Recently one of our clients, an orthodontist completed a year long advertising campaign with a trusted and respected advertising company. It was a rather expensive effort, but due to the credibility of the firm’s owner, a respected author and advertising expert, the company felt confident they would see results. The advertising company also indicated that they would base their next year’s fees on the results they were able to generate. In the past several weeks they met with this company’s representatives to review the results of the advertising. Disappointing might not be the proper description, but based on the advertising's company’s own expectations they had not meet the goals they had set. In fact the orthodontist indicated that they seemed shocked to see the numbers and quantification that our client was able to present to offer proof that while they had exceeded their previous year’s numbers, they had not come close to generating the number of leads this ad firm had promised they would see using their services. While the first quarter of this year appears to show significant promise, the reality of the situation was they had not met their agreed upon goals and since our client also felt they had provided poor follow up and service the decision to recommit for another year of their services remains in question at this time.

Our client has not only done a superb job of quantifying their lead conversion process which remains consistent at about 72-75% closing ratio, (another surprise to this client’s ad agency since most clients fail to keep these numbers) but also at tracking where their leads come from. The major emphasis this advertising firm had placed was on radio and billboards. These two areas ranked at the bottom of our client’s lead generation sources.

Had the campaign worked? At best the response so far could be judged as lukewarm. The evidence to support continuing the relationship was poor at best.

What do you do to measure your advertising response? When you select a media channel a, nd start your advertising do you immediately set up tracking reports to quantify the results you receive? If not why not? It requires a bit of work to do so including informing everyone who will come in contact with your leads to be aware of your lead generation efforts and the need to quantify these efforts.

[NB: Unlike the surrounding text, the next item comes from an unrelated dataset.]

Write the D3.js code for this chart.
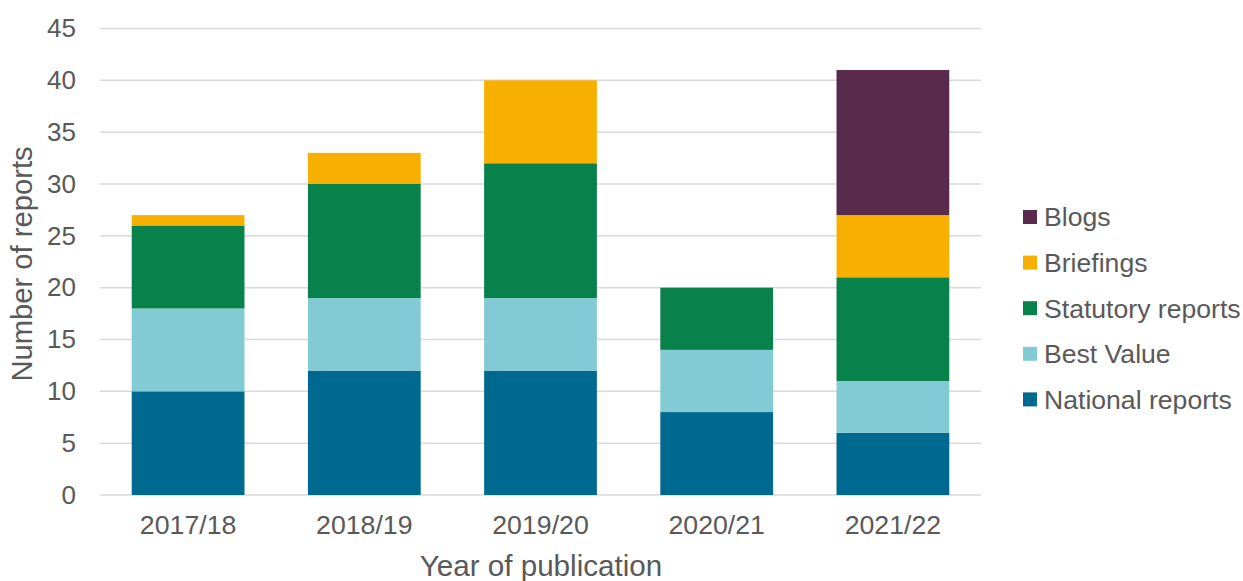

In many cases the biggest reason ad campaigns and lead generations fail to be effective is internal communication of the advertising is spotty at best. Have you ever responded to an advertising offer and discovered the employee's at the business was unaware of the message or offer? Does that ever happen at your business?

Effective advertising requires coordination and many of us have employees working for us that don’t understand who we are or what we stand for let alone what types of offers we are currently advertising. Is it any wonder that so much of our advertising efforts are wasted or lost when attempting to track their results?

Effective advertising starts with everyone in the organization being absolutely clear on the promise your business is making and then making everyone who comes in contact with lead in your company aware of the advertising/lead generation efforts that are being made in the market.

Establish your marketing message and make it clear who your market it is and who your customer is to your own staff first. Then take the time and effort it requires to inform your staff of your lead generation efforts and set up the reporting for you business to track all your leads and where each channel is providing results. You will then have not the perfect system for tracking advertising results, the subjective nature of this simply will never provide that, but you will have a way to measure how effective your advertising efforts are.